Pennsylvania and all other states have the authority to structure their statutes as the legislature sees fit, but they are structured similarly with respect to sentencing guidelines. Less serious crimes are classified as misdemeanors and only punishable by incarceration up to one year in a city or county facility. More serious crimes are classified as felonies and can carry a minimum of one year with more incarceration established according to increasing felony categories for more serious crimes. All convictions can also carry additional fines or probation in some instances.
Fines are usually the first line of punishment following a conviction. Most lower-level fines are assessed according to the level of charge and primarily apply to misdemeanors. However, there are some misdemeanor crimes that will result in a multiple punishment of a significant fine plus an incarceration term less than one year, such as a misdemeanor DUI conviction. Fines can also be issued in felony cases as well, and they are usually extensive when both a fine and a felony jail sentence are both handed down without a solid criminal defense.

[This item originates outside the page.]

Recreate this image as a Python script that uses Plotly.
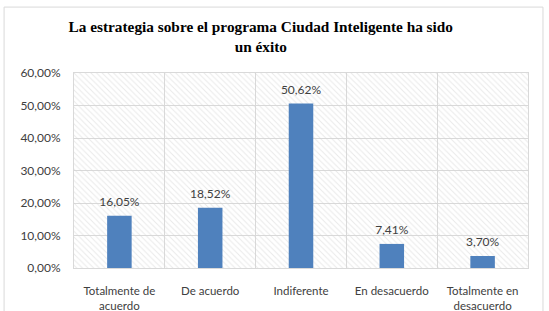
import plotly.graph_objects as go

categories = ["Totalmente de<br>acuerdo", "De acuerdo", "Indiferente", "En desacuerdo", "Totalmente en<br>desacuerdo"]
values = [0.1605, 0.1852, 0.5062, 0.0741, 0.0370]
tick_vals = [0, 0.1, 0.2, 0.3, 0.4, 0.5, 0.6]
axis_max = 0.6
title_text = "<b>La estrategia sobre el programa Ciudad Inteligente ha sido<br>un éxito</b>"

fig = go.Figure()
# hatched plot-area background, one full-width cell per category
fig.add_trace(go.Bar(
    x=categories, y=[axis_max] * len(categories), width=1,
    marker=dict(color="rgba(0,0,0,0)", line=dict(width=0),
                pattern=dict(shape="\\", fgcolor="#d4d4d4", bgcolor="rgba(0,0,0,0)",
                             size=4, solidity=0.25)),
    hoverinfo="skip",
))
fig.add_trace(go.Bar(
    x=categories, y=values, width=0.27,
    marker=dict(color="#4F81BD", line=dict(width=0)),
    hoverinfo="skip",
))
# data labels above bars
fig.add_trace(go.Scatter(
    x=categories, y=values, mode="markers+text",
    marker=dict(size=9, color="rgba(0,0,0,0)"),
    texttemplate="%{y:.2%}", textposition="top center",
    textfont=dict(family="Lato", size=12, color="#404040"),
    cliponaxis=False, hoverinfo="skip",
))

fig.update_layout(
    width=549, height=311, barmode="overlay",
    margin=dict(l=74, r=21, t=73, b=43, autoexpand=False),
    paper_bgcolor="white", plot_bgcolor="white",
    separators=",.",
    showlegend=False,
    title=dict(text=title_text, x=0.475, xanchor="center", y=0.897, yanchor="top",
               font=dict(family="Liberation Serif", size=15.3, color="#000000")),
    font=dict(family="Lato", size=12, color="#595959"),
    shapes=[dict(type="rect", xref="paper", yref="paper", x0=-0.154, x1=1.033, y0=-0.3, y1=1.338,
                 line=dict(color="#d9d9d9", width=1), fillcolor="rgba(0,0,0,0)", layer="below")],
)
fig.update_xaxes(tickson="boundaries", showgrid=True, gridcolor="#d9d9d9", gridwidth=1,
                 showline=True, linecolor="#d9d9d9", mirror=True, ticks="",
                 range=[-0.5, 4.5], ticklabelstandoff=12, automargin=False,
                 tickfont=dict(family="Lato", size=11.5, color="#404040"))
fig.update_yaxes(range=[0, axis_max], tickvals=tick_vals, tickformat=".2%", showgrid=True,
                 gridcolor="#d9d9d9", gridwidth=1, showline=True, linecolor="#d9d9d9",
                 mirror=True, zeroline=False, ticks="", ticklabelstandoff=10, automargin=False,
                 tickfont=dict(family="Lato", size=12, color="#404040"))

fig.write_html("out.html")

Incarceration typically is assigned based on the material facts of a charge. Incarceration for misdemeanors is always served in local jail facilities, and many times a jail term is either suspended in lieu of a substantial fine or the defendant is sentenced to probation for a specific period under supervision of a probation officer following an effective criminal defense argument. Felonies are a completely different matter, as even lower class felonies alone carry one to five years in a Pennsylvania state correctional facility.
Very serious felony crimes will typically carry very serious and long incarceration sentencing. Higher classifications of crimes range in sentencing from 5-10 years, 10-15 years, and 20 years and upwards to a death sentence for aggravated homicide in egregious cases.